The prominent DeFi protocol Bancor this week announced that it’s suspending its recently launched Impermanent Loss Protection scheme amid a massive plunge in value of its native Bancor Network Token BNT, -0.14%.
Citing both hostile market conditions and market manipulation, Bancor insisted the measure is only temporary and noted that all funds on its protocol are secure. Trading remains active on all of its liquidity pools, it added.
The move highlights how the DeFi industry appears to be on the verge of a liquidity crisis amid a months-long selloff in crypto that has shown no signs of ending. As cryptocurrency token prices have plunged, many investors have withdrawn their funds from liquidity pools to move into safer assets.
That has had a negative impact on many DeFi protocols as they rely on having fat liquidity pools to be able to operate. Token holders are incentivized to place their assets in liquidity pools with the promise of earning transaction fees in return for lending their capital. However, while this can be profitable, liquidity providers can still be at risk of impermanent loss, which is when the value of their staked assets changes relative to the initial value when they were first deposited.
To offer some protection against this and provide more incentive to liquidity providers, Bancor launched its IL protection mechanism earlier this year, positioning it as a special feature that sets it apart from other DeFi protocols.
However, Bancor is now disabling that special feature in a move it said is designed to “protect the protocol and its users from potentially manipulative actors”, and has promised to re-enable it at a later date, once the market stabilizes again. However, it gave no specific timeline as to when this might happen.

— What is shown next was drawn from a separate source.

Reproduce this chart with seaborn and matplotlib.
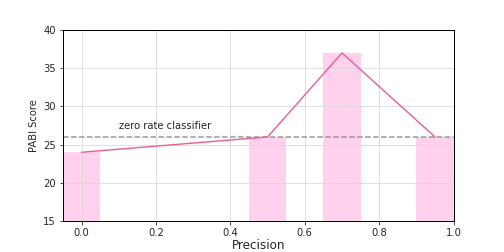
import matplotlib
matplotlib.use("Agg")
import matplotlib.pyplot as plt
import seaborn as sns
import pandas as pd

precision = [0.0, 0.5, 0.7, 0.95]
pabi_score = [24, 26, 37, 26]
zero_rate = 26

df = pd.DataFrame({"Precision": precision, "PABI Score": pabi_score})

sns.set_style("white")
fig = plt.figure(figsize=(7, 3.5), dpi=72)
ax = fig.add_axes([0.125, 0.123, 0.775, 0.758])

sns.barplot(data=df, x="Precision", y="PABI Score", native_scale=True, width=0.5,
            color="#ffd1ec", saturation=1, linewidth=0, ax=ax, zorder=2)
sns.lineplot(data=df, x="Precision", y="PABI Score", color="#ea5e96", lw=1.4, ax=ax, zorder=5)
ax.axhline(zero_rate, color="#999999", ls="--", lw=1.5, zorder=4)
ax.text(0.1, 27, "zero rate classifier", fontsize=10)

ax.set_xlim(-0.05, 1.0)
ax.set_ylim(15, 40)
ax.set_xticks([0.0, 0.2, 0.4, 0.6, 0.8, 1.0])
ax.set_xticklabels(["0.0", "0.2", "0.4", "0.6", "0.8", "1.0"])
ax.set_yticks([15, 20, 25, 30, 35, 40])
ax.grid(True, color="#d9d9d9", lw=0.8)
ax.set_axisbelow(False)
for line in ax.get_xgridlines() + ax.get_ygridlines():
    line.set_zorder(3)
for s in ax.spines.values():
    s.set_color("black")
    s.set_linewidth(1)
    s.set_zorder(6)
ax.tick_params(axis="both", labelsize=10, length=3.5, direction="out", left=True, bottom=True)
ax.set_xlabel("Precision", fontsize=12, labelpad=1)
ax.set_ylabel("PABI Score", fontsize=10)

fig.savefig("out.png", dpi=72)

While Bancor insists its protocol is otherwise working normally, saying that users can continue to receive yields on their staked assets, the fact is that it’s in a very precarious position. The abrupt decision to cancel IL protection follows a spectacular dump that has seen BNT’s value fall by 95% from its all-time high in 2021, to just $0.53 per token.
The IL protection feature is partly to blame for this decline. That’s because Bancor’s IL compensation has the effect of increasing the supply of BNT, diluting its value. The situation has been exacerbated by what Bancor said was “the recent insolvency of two large centralized entities who were key beneficiaries of BNT liquidity mining rewards”, it added. It explained that these entities have rapidly liquidated their BNT holdings and withdrawn large sums of liquidity from its protocol. Adding to these problems, an “unknown entity” has also opened a large short position against BNT on an external exchange, Bancor said.

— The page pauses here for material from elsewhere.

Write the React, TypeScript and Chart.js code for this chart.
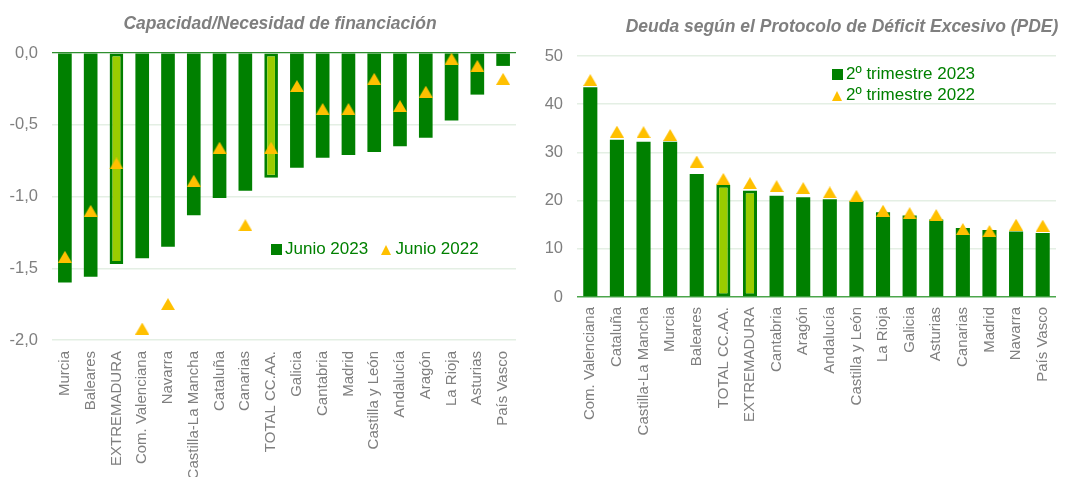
import { useEffect, useRef } from "react";
import { Chart, registerables } from "chart.js";

Chart.register(...registerables);

// ---------- Data: left chart (Capacidad/Necesidad de financiación) ----------
const leftCategories = [
  "Murcia", "Baleares", "EXTREMADURA", "Com. Valenciana", "Navarra", "Castilla-La Mancha",
  "Cataluña", "Canarias", "TOTAL CC.AA.", "Galicia", "Cantabria", "Madrid",
  "Castilla y León", "Andalucía", "Aragón", "La Rioja", "Asturias", "País Vasco",
];
const leftJunio2023 = [
  -1.60, -1.56, -1.47, -1.43, -1.35, -1.13, -1.01, -0.96, -0.87, -0.80, -0.73, -0.71,
  -0.69, -0.65, -0.59, -0.47, -0.29, -0.09,
];
const leftJunio2022 = [
  -1.42, -1.10, -0.77, -1.92, -1.75, -0.89, -0.66, -1.20, -0.66, -0.23, -0.39, -0.39,
  -0.18, -0.37, -0.27, -0.04, -0.09, -0.18,
];
const leftTickValues = [-2.0, -1.5, -1.0, -0.5, 0.0];
const leftLegendLabels = ["Junio 2023", "Junio 2022"];
const leftTitle = "Capacidad/Necesidad de financiación";

// ---------- Data: right chart (Deuda PDE) ----------
const rightCategories = [
  "Com. Valenciana", "Cataluña", "Castilla-La Mancha", "Murcia", "Baleares", "TOTAL CC.AA.",
  "EXTREMADURA", "Cantabria", "Aragón", "Andalucía", "Castilla y León", "La Rioja",
  "Galicia", "Asturias", "Canarias", "Madrid", "Navarra", "País Vasco",
];
const rightT2023 = [
  43.5, 32.6, 32.2, 32.2, 25.5, 23.3, 22.1, 21.0, 20.7, 20.3, 19.9, 17.6,
  16.9, 16.1, 14.3, 13.9, 13.6, 13.3,
];
const rightT2022 = [
  45.0, 34.3, 34.2, 33.6, 28.1, 24.5, 23.6, 23.0, 22.6, 21.7, 21.0, 17.9,
  17.4, 17.0, 14.1, 13.7, 15.0, 14.8,
];
const rightTickValues = [0, 10, 20, 30, 40, 50];
const rightLegendLabels = ["2º trimestre 2023", "2º trimestre 2022"];
const rightTitle = "Deuda según el Protocolo de Déficit Excesivo (PDE)";

const highlighted = ["EXTREMADURA", "TOTAL CC.AA."];

const FONT = "'Liberation Sans', Arial, sans-serif";
const DARK_GREEN = "#008000";
const LIGHT_GREEN = "#99CC00";
const GOLD = "#FFC000";
const GREY = "#7f7f7f";
const GRID = "#e4efe4";

function makeTriangle(): HTMLCanvasElement {
  const c = document.createElement("canvas");
  c.width = 14;
  c.height = 12;
  const g = c.getContext("2d")!;
  g.fillStyle = GOLD;
  g.beginPath();
  g.moveTo(7, 0);
  g.lineTo(14, 12);
  g.lineTo(0, 12);
  g.closePath();
  g.fill();
  return c;
}

type Cfg = {
  categories: string[];
  bars: number[];
  points: number[];
  barLabel: string;
  pointLabel: string;
  min: number;
  max: number;
  ticks: number[];
  decimals: number;
  yWidth: number;
  xHeight: number;
  padTop: number;
  padRight: number;
  labelPad: number;
  zeroColor: string;
  zeroWidth: number;
};

function buildChart(canvas: HTMLCanvasElement, cfg: Cfg) {
  const tri = makeTriangle();
  const bg = cfg.categories.map((c) => (highlighted.includes(c) ? LIGHT_GREEN : DARK_GREEN));
  const bw = cfg.categories.map((c) => (highlighted.includes(c) ? 3 : 0));
  return new Chart(canvas, {
    type: "bar",
    data: {
      labels: cfg.categories,
      datasets: [
        {
          type: "line",
          label: cfg.pointLabel,
          data: cfg.points,
          showLine: false,
          pointStyle: tri as any,
          pointRadius: 7,
          pointBackgroundColor: GOLD,
          pointBorderWidth: 0,
          clip: false as any,
          order: 0,
        } as any,
        {
          type: "bar",
          label: cfg.barLabel,
          data: cfg.bars,
          backgroundColor: bg,
          borderColor: DARK_GREEN,
          borderWidth: bw,
          borderSkipped: false,
          barPercentage: 0.53,
          categoryPercentage: 1,
          order: 1,
        } as any,
      ],
    },
    options: {
      animation: false,
      responsive: false,
      maintainAspectRatio: false,
      events: [],
      layout: { padding: { top: cfg.padTop, right: cfg.padRight, left: 0, bottom: 0 } },
      plugins: {
        legend: { display: false },
        tooltip: { enabled: false },
        title: { display: false },
      },
      scales: {
        x: {
          grid: { display: false },
          border: { display: false },
          ticks: {
            autoSkip: false,
            minRotation: 90,
            maxRotation: 90,
            padding: cfg.labelPad,
            color: GREY,
            font: { family: FONT, size: 15 },
          },
          afterFit: (s: any) => {
            s.height = cfg.xHeight;
          },
        },
        y: {
          min: cfg.min,
          max: cfg.max,
          afterBuildTicks: (s: any) => {
            s.ticks = cfg.ticks.map((v) => ({ value: v }));
          },
          ticks: {
            padding: 14,
            color: GREY,
            font: { family: FONT, size: 16.5 },
            callback: (v: any) => Number(v).toFixed(cfg.decimals).replace(".", ","),
          },
          grid: {
            drawTicks: false,
            color: (ctx: any) => (ctx.tick && ctx.tick.value === 0 ? cfg.zeroColor : GRID),
            lineWidth: (ctx: any) => (ctx.tick && ctx.tick.value === 0 ? cfg.zeroWidth : 1.5),
          },
          border: { display: false },
          afterFit: (s: any) => {
            s.width = cfg.yWidth;
          },
        },
      },
    } as any,
  });
}

const textBase: React.CSSProperties = {
  position: "absolute",
  fontFamily: FONT,
  whiteSpace: "nowrap",
  lineHeight: "20px",
};

function Square({ left, top }: { left: number; top: number }) {
  return (
    <div
      style={{ position: "absolute", left, top, width: 11, height: 11, background: DARK_GREEN }}
    />
  );
}

function Triangle({ left, top }: { left: number; top: number }) {
  return (
    <div
      style={{
        position: "absolute",
        left,
        top,
        width: 0,
        height: 0,
        borderLeft: "5.5px solid transparent",
        borderRight: "5.5px solid transparent",
        borderBottom: `10px solid ${GOLD}`,
      }}
    />
  );
}

export default function App() {
  const leftRef = useRef<HTMLCanvasElement>(null);
  const rightRef = useRef<HTMLCanvasElement>(null);

  useEffect(() => {
    const l = buildChart(leftRef.current!, {
      categories: leftCategories,
      bars: leftJunio2023,
      points: leftJunio2022,
      barLabel: leftLegendLabels[0],
      pointLabel: leftLegendLabels[1],
      min: -2,
      max: 0,
      ticks: leftTickValues,
      decimals: 1,
      yWidth: 52,
      xHeight: 137,
      padTop: 53,
      padRight: 19,
      labelPad: 3,
      zeroColor: "#2f8f2f",
      zeroWidth: 1.2,
    });
    const r = buildChart(rightRef.current!, {
      categories: rightCategories,
      bars: rightT2023,
      points: rightT2022,
      barLabel: rightLegendLabels[0],
      pointLabel: rightLegendLabels[1],
      min: 0,
      max: 50,
      ticks: rightTickValues,
      decimals: 0,
      yWidth: 42,
      xHeight: 180,
      padTop: 56,
      padRight: 11,
      labelPad: 2,
      zeroColor: "#4ca64c",
      zeroWidth: 1.5,
    });
    return () => {
      l.destroy();
      r.destroy();
    };
  }, []);

  return (
    <div
      style={{
        position: "absolute",
        left: 0,
        top: 0,
        width: 1067,
        height: 477,
        overflow: "hidden",
        background: "#ffffff",
      }}
    >
      <canvas
        ref={leftRef}
        width={535}
        height={477}
        style={{ position: "absolute", left: 0, top: 0, width: 535, height: 477 }}
      />
      <canvas
        ref={rightRef}
        width={532}
        height={477}
        style={{ position: "absolute", left: 535, top: 0, width: 532, height: 477 }}
      />

      {/* Titles */}
      <div
        style={{
          ...textBase,
          left: 280 - 200,
          width: 400,
          textAlign: "center",
          top: 13,
          fontSize: 17.5,
          fontWeight: "bold",
          fontStyle: "italic",
          color: GREY,
        }}
      >
        {leftTitle}
      </div>
      <div
        style={{
          ...textBase,
          left: 842 - 250,
          width: 500,
          textAlign: "center",
          top: 15.5,
          fontSize: 17.5,
          fontWeight: "bold",
          fontStyle: "italic",
          color: GREY,
        }}
      >
        {rightTitle}
      </div>

      {/* Left legend */}
      <Square left={271} top={243.5} />
      <div style={{ ...textBase, left: 285, top: 239, fontSize: 17, color: DARK_GREEN }}>
        {leftLegendLabels[0]}
      </div>
      <Triangle left={381} top={245} />
      <div style={{ ...textBase, left: 395.5, top: 239, fontSize: 17, color: DARK_GREEN }}>
        {leftLegendLabels[1]}
      </div>

      {/* Right legend */}
      <Square left={832} top={68.5} />
      <div style={{ ...textBase, left: 846, top: 64, fontSize: 17, color: DARK_GREEN }}>
        {rightLegendLabels[0]}
      </div>
      <Triangle left={832} top={90.5} />
      <div style={{ ...textBase, left: 846, top: 85, fontSize: 17, color: DARK_GREEN }}>
        {rightLegendLabels[1]}
      </div>
    </div>
  );
}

The dodgy tokenomics of Bancor’s IL protection insurance were attacked by rival DeFi Platform CVI, which pointed out in a Twitter thread that it mints and burns BNT to try and achieve a balance, similar in many ways to how Terra attempted to balance TerraUSD and LUNA. The problem with this mechanism, CVI said, is that runaway events can quickly get out of control.
Bancor’s decision was timely for CVI, which has only recently launched its own IL protection. CVI claims it employs a very different mechanism that provides a much better balance between buyers and sellers of protection, ensuring there’s no need to fight over limited liquidity pools. Further, CVI said its mechanism has the benefit of zero counterparty risk for protection buyers, cross-chain protection, automated payouts and very high capital efficiency.
Right now, DeFi appears to be on the verge of a severe liquidity crisis, with DeFi lender Celsius last week announcing it has temporarily paused withdrawals due to the pressure of lack of liquidity. In the last few days, it has been joined in a withdrawal freeze by Babel Finance.
CVI’s claims to ensure a proper balance could well be tested in the coming weeks if the crypto market sees further declines, as many have predicted. With any luck, it will be able to weather the storm and give investors a much-needed reason to consider reinvesting in a DeFi world that’s desperately in need of both greater liquidity and the confidence that will bring.